Objective:
Write out only the lines from the start of the entries up to and including the line with "ax = fig.add_axes([70/980, 40/400, 860/980, 340/400])"; please skip the pictures.

Source code of charts:
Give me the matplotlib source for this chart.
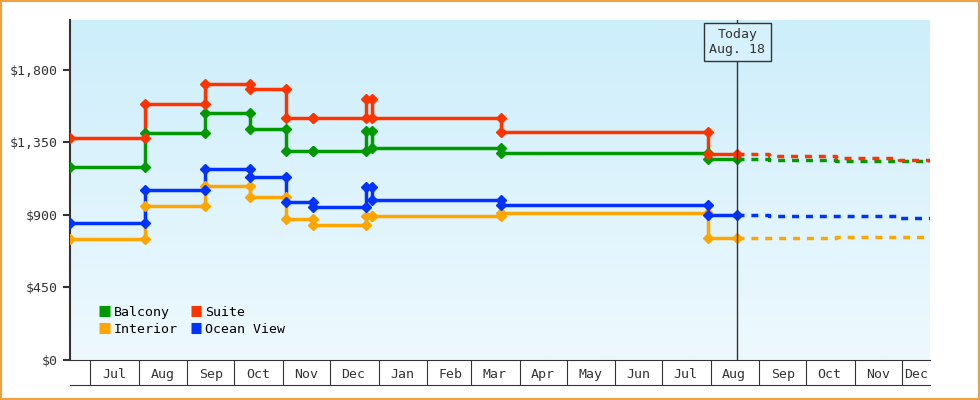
import matplotlib
matplotlib.use("Agg")
import matplotlib.pyplot as plt
import matplotlib.dates as mdates
import numpy as np
import pandas as pd
from matplotlib.colors import LinearSegmentedColormap

change_dates = ["2022-06-18", "2022-08-05", "2022-09-12", "2022-10-11", "2022-11-03",
                "2022-11-20", "2022-12-24", "2022-12-28", "2023-03-20", "2023-07-30"]
balcony = [1200, 1410, 1533, 1434, 1297, 1297, 1421, 1316, 1285, 1248]
suite = [1380, 1590, 1712, 1682, 1500, 1500, 1620, 1500, 1415, 1279]
interior = [750, 956, 1080, 1012, 875, 838, 894, 894, 912, 757]
ocean = [850, 1055, 1186, 1136, 981, 950, 1074, 993, 962, 900]

today = "2023-08-18"
fc_dates = ["2023-08-18", "2023-09-07", "2023-10-20", "2023-11-29", "2023-12-19"]
fc_balcony = [1248, 1243, 1238, 1232, 1229]
fc_suite = [1279, 1268, 1255, 1240, 1229]
fc_interior = [757, 757, 764, 764, 764]
fc_ocean = [900, 893, 893, 881, 881]

names = ["Balcony", "Interior", "Suite", "Ocean View"]
colors = ["#009900", "#ffa500", "#ff3300", "#0033ff"]
series = [balcony, interior, suite, ocean]
fcs = [fc_balcony, fc_interior, fc_suite, fc_ocean]

plt.rcParams['font.family'] = ['DejaVu Sans Mono']
fig = plt.figure(figsize=(9.8, 4.0), dpi=100)
fig.patch.set_facecolor("white")
fig.patches.append(plt.Rectangle((0.001, 0.002), 0.998, 0.995, transform=fig.transFigure,
                                 fill=False, edgecolor="#f0a040", lw=1.5))
ax = fig.add_axes([70/980, 40/400, 860/980, 340/400])

x0 = mdates.date2num(pd.Timestamp("2022-06-18"))
x1 = mdates.date2num(pd.Timestamp("2023-12-19"))
ax.set_xlim(x0, x1)
ax.set_ylim(0, 2110)
grad = np.linspace(0, 1, 256).reshape(-1, 1)
cm = LinearSegmentedColormap.from_list("g", ["#eef9fe", "#cdeefb"])
ax.imshow(grad, extent=[x0, x1, 0, 2110], origin="lower", aspect="auto", cmap=cm, zorder=0)

cd = mdates.date2num(pd.to_datetime(change_dates))
td = mdates.date2num(pd.Timestamp(today))
fd = mdates.date2num(pd.to_datetime(fc_dates))
for name, c, v, f in zip(names, colors, series, fcs):
    xs = list(cd) + [td]
    ys = list(v) + [v[-1]]
    ax.plot(xs, ys, drawstyle="steps-post", color=c, lw=2.5, zorder=3, label=name)
    mx = list(cd) + list(cd[1:]) + [td]
    my = list(v) + list(v[:-1]) + [v[-1]]
    ax.plot(mx, my, "D", color=c, ms=5, zorder=4)
    ax.plot(fd, f, color=c, lw=2.5, ls=(0, (2, 2)), drawstyle="steps-post", zorder=3)

ax.axvline(td, color="#333333", lw=1, zorder=5)
ax.annotate("Today\nAug. 18", xy=(td, 0.935), xycoords=("data", "axes fraction"),
            ha="center", va="center", fontsize=9.5, color="#333333", zorder=6,
            bbox=dict(boxstyle="square,pad=0.4", fc="#d6f1fc", ec="#333333", lw=1))

ax.set_yticks([0, 450, 900, 1350, 1800])
ax.set_yticklabels(["$0", "$450", "$900", "$1,350", "$1,800"])
ax.tick_params(axis="y", length=5, width=1.5, color="#333333", labelsize=9.5, labelcolor="#333333")

months = pd.date_range("2022-07-01", "2023-12-01", freq="MS")
ax.set_xticks(mdates.date2num(months))
ax.set_xticklabels([])
ax.tick_params(axis="x", which="major", length=18, width=0.8, color="#333333")
mids = [mdates.date2num(m) + 15 for m in months]
mids[-1] = (mdates.date2num(months[-1]) + x1) / 2
ax.set_xticks(mids, minor=True)
ax.set_xticklabels([m.strftime("%b") for m in months], minor=True)
ax.tick_params(axis="x", which="minor", length=0, pad=6, labelsize=9.5, labelcolor="#333333")

for s in ["top", "right"]:
    ax.spines[s].set_visible(False)
ax.spines["left"].set_linewidth(1.5)
ax.spines["left"].set_color("#333333")
ax.spines["bottom"].set_color("#333333")
ax.plot([0, 1], [-0.0735, -0.0735], transform=ax.transAxes, color="#333333", lw=0.8, clip_on=False)

leg = ax.legend(loc="lower left", ncol=2, frameon=False, fontsize=9.5, handlelength=0.8,
                handleheight=0.8, columnspacing=1.0, handletextpad=0.3,
                bbox_to_anchor=(0.02, 0.035), labelspacing=0.3)
for h in leg.legend_handles:
    h.set_linewidth(8)
    h.set_solid_capstyle("butt")
fig.savefig("out.png", dpi=100)
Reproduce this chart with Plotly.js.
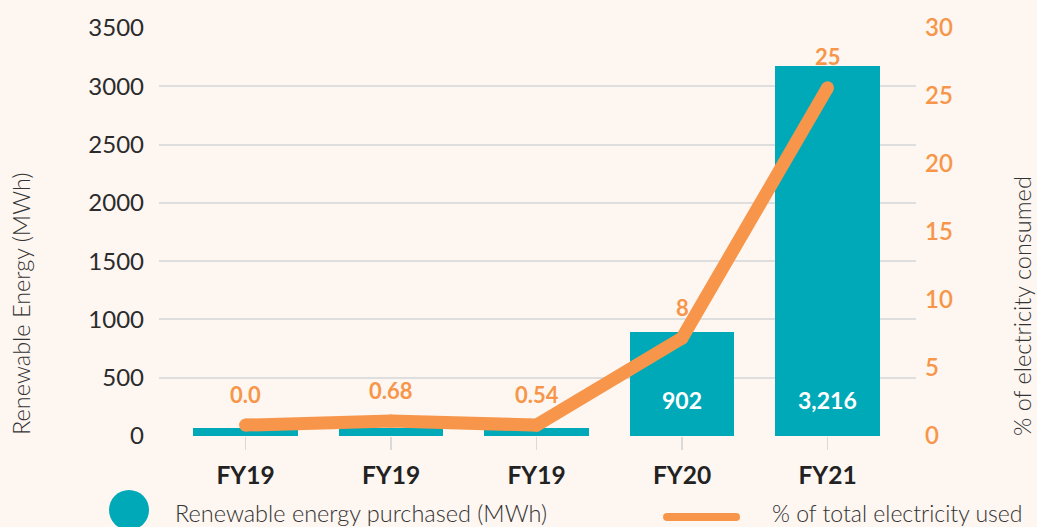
<!DOCTYPE html>
<html>
<head>
<meta charset="utf-8">
<script src="https://cdn.plot.ly/plotly-3.0.1.min.js"></script>
<style>
  html, body { margin: 0; padding: 0; background: #fdf6f1; }
  #chart { width: 1037px; height: 527px; }
</style>
</head>
<body>
<div id="chart"></div>
<script>
// ---- data ----
var categories = ['FY19', 'FY19', 'FY19', 'FY20', 'FY21'];
var renewableMWh = [70, 70, 70, 890, 3170];
var barLabels = ['', '', '', '902', '3,216'];
var pctElectricity = [0.8, 1.1, 0.8, 7.2, 25.6];
var pctLabels = ['0.0', '0.68', '0.54', '8', '25'];
var leftTitle = 'Renewable Energy (MWh)';
var rightTitle = '% of electricity consumed';
var legendBar = 'Renewable energy purchased (MWh)';
var legendLine = '% of total electricity used';

// ---- styling ----
var FONT = 'Lato, "Open Sans", sans-serif';
var TEAL = '#00a9b7';
var ORANGE = '#f7964a';
var DARK = '#2b2b2b';
var BG = '#fdf6f1';

var idx = categories.map(function (_, i) { return i; });

var bars = {
  type: 'bar',
  x: idx,
  y: renewableMWh,
  width: 0.72,
  marker: { color: TEAL },
  hoverinfo: 'skip',
  showlegend: false,
  yaxis: 'y'
};

var line = {
  type: 'scatter',
  mode: 'lines+markers',
  x: idx,
  y: pctElectricity,
  yaxis: 'y2',
  line: { color: ORANGE, width: 13 },
  marker: { color: ORANGE, size: 13 },
  cliponaxis: false,
  hoverinfo: 'skip',
  showlegend: false
};

var annotations = [];
pctLabels.forEach(function (t, i) {
  annotations.push({
    x: i, y: pctElectricity[i], xref: 'x', yref: 'y2', text: t, showarrow: false,
    yanchor: 'middle', yshift: 31,
    font: { family: FONT, size: 22, color: ORANGE, weight: 700 }
  });
});
barLabels.forEach(function (t, i) {
  if (t) {
    annotations.push({
      x: i, y: 0, xref: 'x', yref: 'y', text: t, showarrow: false,
      yanchor: 'middle', yshift: 36,
      font: { family: FONT, size: 23, color: '#ffffff', weight: 700 }
    });
  }
});
annotations.push({
  xref: 'paper', yref: 'paper', x: -0.1823, y: 0.326, text: leftTitle,
  textangle: -90, showarrow: false, xanchor: 'center', yanchor: 'middle',
  font: { family: FONT, size: 23.5, color: '#333333', weight: 300 }
});
annotations.push({
  xref: 'paper', yref: 'paper', x: 1.140, y: 0.3186, text: rightTitle,
  textangle: -90, showarrow: false, xanchor: 'center', yanchor: 'middle',
  font: { family: FONT, size: 23.5, color: '#333333', weight: 300 }
});
annotations.push({
  xref: 'paper', yref: 'paper', x: 0.0185, y: -0.1887, text: legendBar,
  showarrow: false, xanchor: 'left', yanchor: 'middle',
  font: { family: FONT, size: 23.5, color: '#333333', weight: 300 }
});
annotations.push({
  xref: 'paper', yref: 'paper', x: 0.8071, y: -0.1887, text: legendLine,
  showarrow: false, xanchor: 'left', yanchor: 'middle',
  font: { family: FONT, size: 23, color: '#333333', weight: 300 }
});

var shapes = [
  {
    type: 'circle', xref: 'paper', yref: 'paper',
    xsizemode: 'pixel', ysizemode: 'pixel',
    xanchor: -0.0396, yanchor: -0.1814,
    x0: -20, x1: 20, y0: -20, y1: 20,
    fillcolor: TEAL, line: { width: 0 }
  },
  {
    type: 'path', xref: 'paper', yref: 'paper',
    xsizemode: 'pixel', ysizemode: 'pixel',
    xanchor: 0.7167, yanchor: -0.1985,
    path: 'M -34.5,-4 L 34.5,-4 Q 38.5,-4 38.5,0 Q 38.5,4 34.5,4 L -34.5,4 Q -38.5,4 -38.5,0 Q -38.5,-4 -34.5,-4 Z',
    fillcolor: ORANGE, line: { width: 0 }
  }
];

var layout = {
  width: 1037,
  height: 527,
  margin: { l: 159, r: 121, t: 28, b: 91, pad: 0 },
  paper_bgcolor: BG,
  plot_bgcolor: BG,
  font: { family: FONT, color: DARK },
  showlegend: false,
  bargap: 0,
  xaxis: {
    type: 'linear',
    range: [-0.595, 4.608],
    tickvals: idx,
    ticktext: categories,
    ticks: 'outside',
    ticklen: 13,
    tickwidth: 1.5,
    tickcolor: '#d9d9d9',
    showgrid: false,
    zeroline: false,
    showline: false,
    fixedrange: true,
    ticklabelstandoff: 5,
    tickfont: { family: FONT, size: 24.5, color: '#222222', weight: 700 }
  },
  yaxis: {
    range: [0, 3500],
    dtick: 500,
    tick0: 0,
    showgrid: true,
    gridcolor: '#dedede',
    gridwidth: 2,
    zeroline: false,
    showline: false,
    ticks: '',
    ticklabelstandoff: 14,
    tickfont: { family: FONT, size: 24, color: DARK },
    fixedrange: true
  },
  yaxis2: {
    overlaying: 'y',
    side: 'right',
    range: [0, 30],
    dtick: 5,
    tick0: 0,
    showgrid: false,
    zeroline: false,
    showline: false,
    ticks: '',
    ticklabelstandoff: 8,
    tickfont: { family: FONT, size: 24, color: ORANGE, weight: 600 },
    fixedrange: true
  },
  annotations: annotations,
  shapes: shapes
};

Plotly.newPlot('chart', [bars, line], layout, { displayModeBar: false, staticPlot: true });
</script>
</body>
</html>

Response to this task:
Give me the matplotlib source for this chart.
import matplotlib
matplotlib.use("Agg")
import matplotlib.pyplot as plt
import matplotlib.dates as mdates
import numpy as np
import pandas as pd
from matplotlib.colors import LinearSegmentedColormap

change_dates = ["2022-06-18", "2022-08-05", "2022-09-12", "2022-10-11", "2022-11-03",
                "2022-11-20", "2022-12-24", "2022-12-28", "2023-03-20", "2023-07-30"]
balcony = [1200, 1410, 1533, 1434, 1297, 1297, 1421, 1316, 1285, 1248]
suite = [1380, 1590, 1712, 1682, 1500, 1500, 1620, 1500, 1415, 1279]
interior = [750, 956, 1080, 1012, 875, 838, 894, 894, 912, 757]
ocean = [850, 1055, 1186, 1136, 981, 950, 1074, 993, 962, 900]

today = "2023-08-18"
fc_dates = ["2023-08-18", "2023-09-07", "2023-10-20", "2023-11-29", "2023-12-19"]
fc_balcony = [1248, 1243, 1238, 1232, 1229]
fc_suite = [1279, 1268, 1255, 1240, 1229]
fc_interior = [757, 757, 764, 764, 764]
fc_ocean = [900, 893, 893, 881, 881]

names = ["Balcony", "Interior", "Suite", "Ocean View"]
colors = ["#009900", "#ffa500", "#ff3300", "#0033ff"]
series = [balcony, interior, suite, ocean]
fcs = [fc_balcony, fc_interior, fc_suite, fc_ocean]

plt.rcParams['font.family'] = ['DejaVu Sans Mono']
fig = plt.figure(figsize=(9.8, 4.0), dpi=100)
fig.patch.set_facecolor("white")
fig.patches.append(plt.Rectangle((0.001, 0.002), 0.998, 0.995, transform=fig.transFigure,
                                 fill=False, edgecolor="#f0a040", lw=1.5))
ax = fig.add_axes([70/980, 40/400, 860/980, 340/400])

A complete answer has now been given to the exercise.